▼
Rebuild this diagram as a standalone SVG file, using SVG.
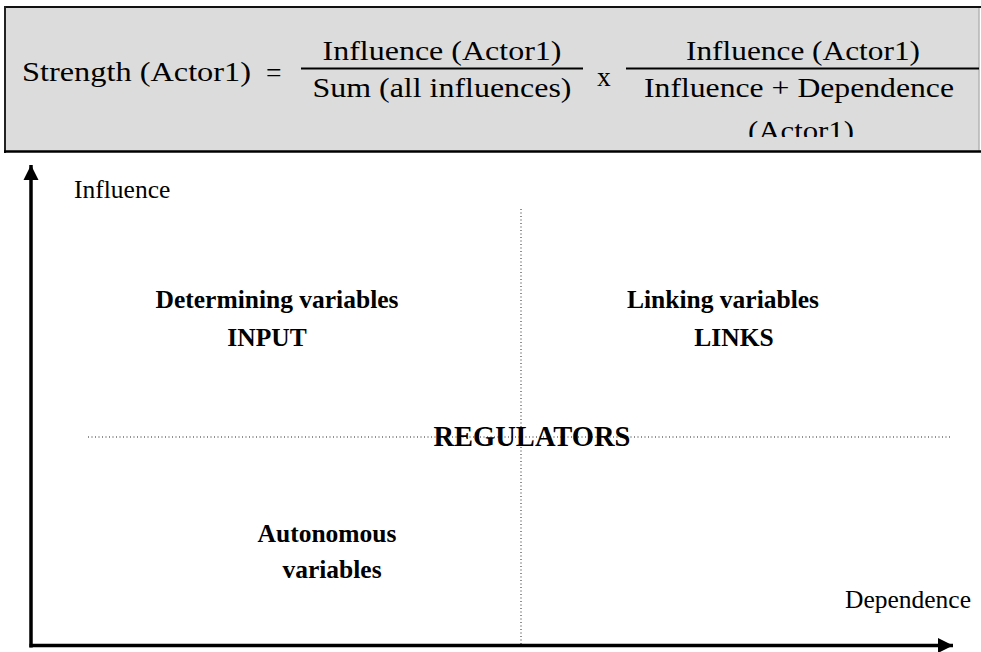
<svg xmlns="http://www.w3.org/2000/svg" width="981" height="652" viewBox="0 0 981 652">
  <style>
    text { fill: #000; }
    .formula { font-size: 27.5px; }
    .label { font-size: 25.5px; }
    .big { font-size: 28.5px; }
    .bold { font-weight: bold; }
    .mid { text-anchor: middle; }
    .axis { stroke: #000; stroke-width: 3.5; fill: none; }
    .grid { stroke: #222; stroke-width: 1; stroke-dasharray: 1 2.5; fill: none; }
    .bar { stroke: #000; stroke-width: 2; }
  </style>
  <defs>
    <marker id="arrow" markerUnits="userSpaceOnUse" markerWidth="16" markerHeight="16" viewBox="0 0 16 16" refX="15" refY="8" orient="auto">
      <path d="M0,0.5 L15,8 L0,15.5 Z" fill="#000"/>
    </marker>
    <clipPath id="boxClip">
      <rect x="5" y="8" width="974" height="129"/>
    </clipPath>
  </defs>

  <rect width="981" height="652" fill="#fff"/>

  <g font-family="Liberation Serif, Times New Roman, serif">
  <!-- formula box -->
  <g id="formula">
    <rect x="5" y="7" width="974" height="144.5" fill="#dcdcdc"/>
    <line x1="979" y1="7" x2="979" y2="151" stroke="#b5b5b5" stroke-width="1.5"/>
    <line x1="5" y1="7" x2="981" y2="7" stroke="#111" stroke-width="2"/>
    <line x1="5" y1="6" x2="5" y2="153" stroke="#222" stroke-width="2"/>
    <line x1="4" y1="151.5" x2="981" y2="151.5" stroke="#000" stroke-width="2.5"/>
    <g clip-path="url(#boxClip)">
      <text class="formula" x="22" y="81" textLength="229" lengthAdjust="spacingAndGlyphs">Strength (Actor1)</text>
      <text class="formula" x="266" y="82">=</text>
      <text class="formula mid" x="442" y="60" textLength="239" lengthAdjust="spacingAndGlyphs">Influence (Actor1)</text>
      <line class="bar" x1="301" y1="68.5" x2="583" y2="68.5"/>
      <text class="formula mid" x="442" y="97" textLength="259" lengthAdjust="spacingAndGlyphs">Sum (all influences)</text>
      <text class="formula" x="597" y="86">x</text>
      <text class="formula mid" x="803" y="60" textLength="234" lengthAdjust="spacingAndGlyphs">Influence (Actor1)</text>
      <line class="bar" x1="626" y1="68.5" x2="979" y2="68.5"/>
      <text class="formula mid" x="799" y="97" textLength="310" lengthAdjust="spacingAndGlyphs">Influence + Dependence</text>
      <text class="formula mid" x="801" y="140" textLength="106" lengthAdjust="spacingAndGlyphs">(Actor1)</text>
    </g>
  </g>

  <!-- axes and quadrant dividers -->
  <g id="connectors">
    <line class="grid" x1="521" y1="209" x2="521" y2="645"/>
    <line class="grid" x1="88" y1="437" x2="950" y2="437"/>
    <line class="axis" x1="31" y1="647.5" x2="31" y2="165" marker-end="url(#arrow)"/>
    <line class="axis" x1="29.5" y1="645.5" x2="953" y2="645.5" marker-end="url(#arrow)"/>
  </g>

  <g id="axis-influence">
    <text class="label" x="74" y="198">Influence</text>
  </g>
  <g id="axis-dependence">
    <text class="label" x="845" y="608">Dependence</text>
  </g>

  <g id="input">
    <text class="label bold mid" x="277" y="308">Determining variables</text>
    <text class="label bold mid" x="267" y="346">INPUT</text>
  </g>
  <g id="links">
    <text class="label bold mid" x="723" y="308">Linking variables</text>
    <text class="label bold mid" x="734" y="346">LINKS</text>
  </g>
  <g id="regulators">
    <text class="big bold mid" x="532" y="446">REGULATORS</text>
  </g>
  <g id="autonomous">
    <text class="label bold mid" x="327" y="542">Autonomous</text>
    <text class="label bold mid" x="332" y="578">variables</text>
  </g>
  </g>
</svg>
▲
#### Work to do
Using the data above, write out every line exactly, leaving the images behind.

#### Answer for this exercise
Rebuild this diagram as a standalone SVG file, using SVG.
<svg xmlns="http://www.w3.org/2000/svg" width="981" height="652" viewBox="0 0 981 652">
  <style>
    text { fill: #000; }
    .formula { font-size: 27.5px; }
    .label { font-size: 25.5px; }
    .big { font-size: 28.5px; }
    .bold { font-weight: bold; }
    .mid { text-anchor: middle; }
    .axis { stroke: #000; stroke-width: 3.5; fill: none; }
    .grid { stroke: #222; stroke-width: 1; stroke-dasharray: 1 2.5; fill: none; }
    .bar { stroke: #000; stroke-width: 2; }
  </style>
  <defs>
    <marker id="arrow" markerUnits="userSpaceOnUse" markerWidth="16" markerHeight="16" viewBox="0 0 16 16" refX="15" refY="8" orient="auto">
      <path d="M0,0.5 L15,8 L0,15.5 Z" fill="#000"/>
    </marker>
    <clipPath id="boxClip">
      <rect x="5" y="8" width="974" height="129"/>
    </clipPath>
  </defs>

  <rect width="981" height="652" fill="#fff"/>

  <g font-family="Liberation Serif, Times New Roman, serif">
  <!-- formula box -->
  <g id="formula">
    <rect x="5" y="7" width="974" height="144.5" fill="#dcdcdc"/>
    <line x1="979" y1="7" x2="979" y2="151" stroke="#b5b5b5" stroke-width="1.5"/>
    <line x1="5" y1="7" x2="981" y2="7" stroke="#111" stroke-width="2"/>
    <line x1="5" y1="6" x2="5" y2="153" stroke="#222" stroke-width="2"/>
    <line x1="4" y1="151.5" x2="981" y2="151.5" stroke="#000" stroke-width="2.5"/>
    <g clip-path="url(#boxClip)">
      <text class="formula" x="22" y="81" textLength="229" lengthAdjust="spacingAndGlyphs">Strength (Actor1)</text>
      <text class="formula" x="266" y="82">=</text>
      <text class="formula mid" x="442" y="60" textLength="239" lengthAdjust="spacingAndGlyphs">Influence (Actor1)</text>
      <line class="bar" x1="301" y1="68.5" x2="583" y2="68.5"/>
      <text class="formula mid" x="442" y="97" textLength="259" lengthAdjust="spacingAndGlyphs">Sum (all influences)</text>
      <text class="formula" x="597" y="86">x</text>
      <text class="formula mid" x="803" y="60" textLength="234" lengthAdjust="spacingAndGlyphs">Influence (Actor1)</text>
      <line class="bar" x1="626" y1="68.5" x2="979" y2="68.5"/>
      <text class="formula mid" x="799" y="97" textLength="310" lengthAdjust="spacingAndGlyphs">Influence + Dependence</text>
      <text class="formula mid" x="801" y="140" textLength="106" lengthAdjust="spacingAndGlyphs">(Actor1)</text>
    </g>
  </g>

  <!-- axes and quadrant dividers -->
  <g id="connectors">
    <line class="grid" x1="521" y1="209" x2="521" y2="645"/>
    <line class="grid" x1="88" y1="437" x2="950" y2="437"/>
    <line class="axis" x1="31" y1="647.5" x2="31" y2="165" marker-end="url(#arrow)"/>
    <line class="axis" x1="29.5" y1="645.5" x2="953" y2="645.5" marker-end="url(#arrow)"/>
  </g>

  <g id="axis-influence">
    <text class="label" x="74" y="198">Influence</text>
  </g>
  <g id="axis-dependence">
    <text class="label" x="845" y="608">Dependence</text>
  </g>

  <g id="input">
    <text class="label bold mid" x="277" y="308">Determining variables</text>
    <text class="label bold mid" x="267" y="346">INPUT</text>
  </g>
  <g id="links">
    <text class="label bold mid" x="723" y="308">Linking variables</text>
    <text class="label bold mid" x="734" y="346">LINKS</text>
  </g>
  <g id="regulators">
    <text class="big bold mid" x="532" y="446">REGULATORS</text>
  </g>
  <g id="autonomous">
    <text class="label bold mid" x="327" y="542">Autonomous</text>
    <text class="label bold mid" x="332" y="578">variables</text>
  </g>
  </g>
</svg>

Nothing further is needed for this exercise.